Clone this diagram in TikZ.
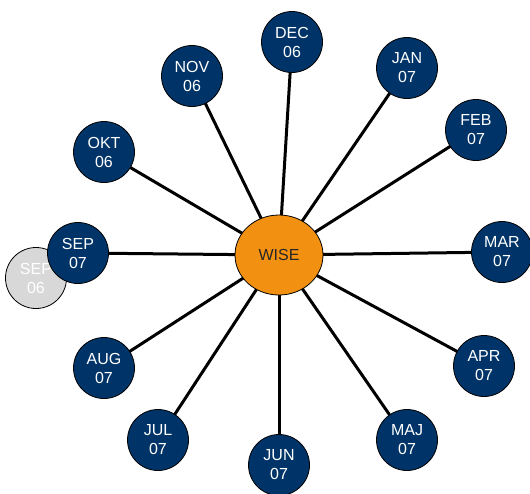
\documentclass[tikz,border=0pt]{standalone}
\usepackage{fontspec}
\setmainfont{Liberation Sans}
\definecolor{navy}{RGB}{0,52,104}
\definecolor{wiseorange}{RGB}{242,145,17}
\definecolor{lightgrey}{RGB}{216,216,216}
\tikzset{
  month/.style={circle, draw=black, line width=0.8pt, fill=navy, text=white,
    minimum size=61pt, inner sep=0pt, align=center,
    font=\fontsize{16}{19}\selectfont},
  oldmonth/.style={month, fill=lightgrey},
  hub/.style={ellipse, draw=black, line width=0.8pt, fill=wiseorange, text=black!85,
    minimum width=88pt, minimum height=80pt, inner sep=0pt,
    font=\fontsize{16}{19}\selectfont},
  spoke/.style={line width=3pt, black}
}
\usetikzlibrary{shapes.geometric}
\begin{document}
\begin{tikzpicture}[x=1pt,y=-1pt]
\useasboundingbox (0,0) rectangle (530,493);
% hub coordinate
\coordinate (c) at (279,255);
% month nodes positions
\coordinate (pdec) at (292,42);
\coordinate (pjan) at (407,68);
\coordinate (pfeb) at (476,130);
\coordinate (pmar) at (502,252);
\coordinate (papr) at (484,366);
\coordinate (pmaj) at (407,440);
\coordinate (pjun) at (279,465);
\coordinate (pjul) at (158,440);
\coordinate (paug) at (104,368);
\coordinate (psep) at (78,253);
\coordinate (pokt) at (104,152);
\coordinate (pnov) at (192,76);
% spokes (drawn first, behind nodes)
\foreach \p in {pdec,pjan,pfeb,pmar,papr,pmaj,pjun,pjul,paug,psep,pokt,pnov}
  \draw[spoke] (c) -- (\p);
% old september
\node[oldmonth] (sep06) at (36,278) {SEP\\06};
% month nodes
\node[month] (dec) at (pdec) {DEC\\06};
\node[month] (jan) at (pjan) {JAN\\07};
\node[month] (feb) at (pfeb) {FEB\\07};
\node[month] (mar) at (pmar) {MAR\\07};
\node[month] (apr) at (papr) {APR\\07};
\node[month] (maj) at (pmaj) {MAJ\\07};
\node[month] (jun) at (pjun) {JUN\\07};
\node[month] (jul) at (pjul) {JUL\\07};
\node[month] (aug) at (paug) {AUG\\07};
\node[month] (sep) at (psep) {SEP\\07};
\node[month] (okt) at (pokt) {OKT\\06};
\node[month] (nov) at (pnov) {NOV\\06};
\node[hub] (wise) at (c) {WISE};
\end{tikzpicture}
\end{document}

**Work to do:** Reproduce the material word for word, minus the images.

**Task answer:**
Clone this diagram in TikZ.
\documentclass[tikz,border=0pt]{standalone}
\usepackage{fontspec}
\setmainfont{Liberation Sans}
\definecolor{navy}{RGB}{0,52,104}
\definecolor{wiseorange}{RGB}{242,145,17}
\definecolor{lightgrey}{RGB}{216,216,216}
\tikzset{
  month/.style={circle, draw=black, line width=0.8pt, fill=navy, text=white,
    minimum size=61pt, inner sep=0pt, align=center,
    font=\fontsize{16}{19}\selectfont},
  oldmonth/.style={month, fill=lightgrey},
  hub/.style={ellipse, draw=black, line width=0.8pt, fill=wiseorange, text=black!85,
    minimum width=88pt, minimum height=80pt, inner sep=0pt,
    font=\fontsize{16}{19}\selectfont},
  spoke/.style={line width=3pt, black}
}
\usetikzlibrary{shapes.geometric}
\begin{document}
\begin{tikzpicture}[x=1pt,y=-1pt]
\useasboundingbox (0,0) rectangle (530,493);
% hub coordinate
\coordinate (c) at (279,255);
% month nodes positions
\coordinate (pdec) at (292,42);
\coordinate (pjan) at (407,68);
\coordinate (pfeb) at (476,130);
\coordinate (pmar) at (502,252);
\coordinate (papr) at (484,366);
\coordinate (pmaj) at (407,440);
\coordinate (pjun) at (279,465);
\coordinate (pjul) at (158,440);
\coordinate (paug) at (104,368);
\coordinate (psep) at (78,253);
\coordinate (pokt) at (104,152);
\coordinate (pnov) at (192,76);
% spokes (drawn first, behind nodes)
\foreach \p in {pdec,pjan,pfeb,pmar,papr,pmaj,pjun,pjul,paug,psep,pokt,pnov}
  \draw[spoke] (c) -- (\p);
% old september
\node[oldmonth] (sep06) at (36,278) {SEP\\06};
% month nodes
\node[month] (dec) at (pdec) {DEC\\06};
\node[month] (jan) at (pjan) {JAN\\07};
\node[month] (feb) at (pfeb) {FEB\\07};
\node[month] (mar) at (pmar) {MAR\\07};
\node[month] (apr) at (papr) {APR\\07};
\node[month] (maj) at (pmaj) {MAJ\\07};
\node[month] (jun) at (pjun) {JUN\\07};
\node[month] (jul) at (pjul) {JUL\\07};
\node[month] (aug) at (paug) {AUG\\07};
\node[month] (sep) at (psep) {SEP\\07};
\node[month] (okt) at (pokt) {OKT\\06};
\node[month] (nov) at (pnov) {NOV\\06};
\node[hub] (wise) at (c) {WISE};
\end{tikzpicture}
\end{document}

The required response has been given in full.